Includes this handy tip for Adviser Management:
If your adviser tries to change the subject from a discussion of your dissertation, shove one of the books, preferably one that is so new that you are confident your adviser hasn't read it, into his hands: "Um, have you seen this yet?" No doubt his frantic attempt to scan the bibliography and see if his work is cited will sufficiently distract him.No doubt. I am not the only narcissist in the academy.
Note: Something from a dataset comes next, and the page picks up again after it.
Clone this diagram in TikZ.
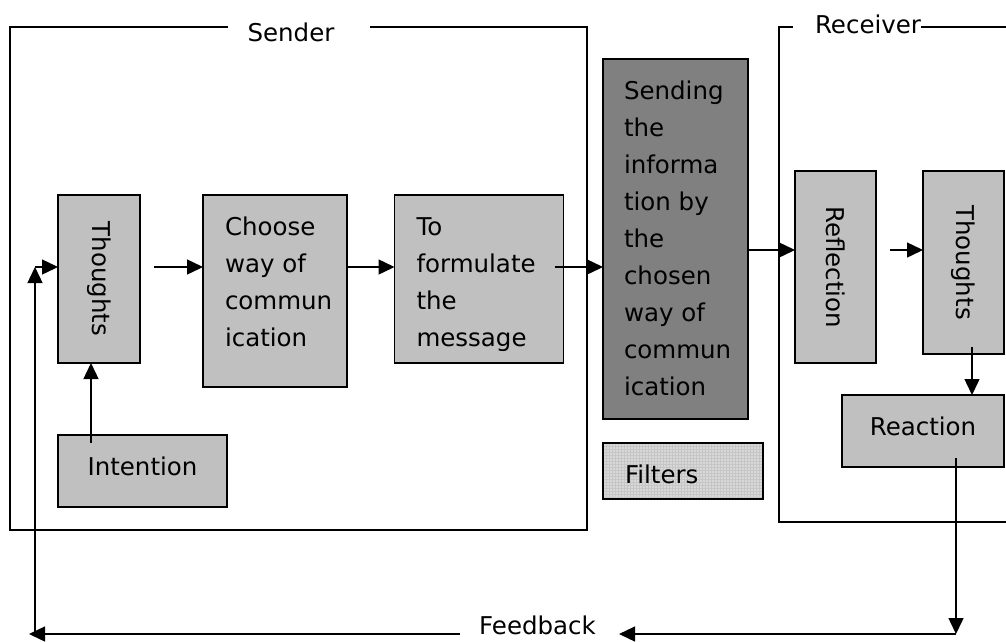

This take on teaching is also largely correct:
you must not expect to be given any actual guidance from your department on how to be a teacher. You will only be able to obtain those skills through your own efforts.Teaching, like writing, takes a lot of practice. When I first started out, I just wanted to be clear and organized. I did not try to be interesting or engaging. I didn't even try to be funny, as hard as that might be to believe. My lecture notes from my first years of teaching were quite organized, developed, even occasionally researched. And they have served me well since. I think, in some ways, it was quite lucky that I was a visitor for two years at U of Vermont, teaching only a few courses, mostly intro to IR, to relatively small classes. I learned how to teach, more or less, in a low risk environment, playing to my strengths.
Then I went to Texas Tech and had to teach beyond my area of expertise to very large classes, but the foundation of my teaching style (or philosophy as the piece cited above puts it) was built mostly in Vermont. The only real teaching lessons I learned at UCSD was to watch the same course (Intro to IR) taught by a fantastic teacher, by a strong teacher who was revising his course in light of the end of the cold war, and by a less than stellar teacher. I could compare and contrast and borrow/steal what worked.
Upon arriving at McGill, I quickly learned I had to increase my expectations, as the students were going to do the work and think about it. So tests became less about enforcement and more about pushing them and me to think more about the material. And, I loosened up somewhere between Vermont and now. I was never super-uptight, but now I am very relaxed, I play music before class starts to charge my batteries, and I have to balance how much youtube and other such stuff I use. Teaching 600 students, as I have been doing since 2005, has lead to a delicate balancing act--adding demonstrations and experiments to make things interesting but not too distracting--how much education and entertainment complement vs. overwhelm.
But do I have a teaching philosophy? Will have to ponder that some.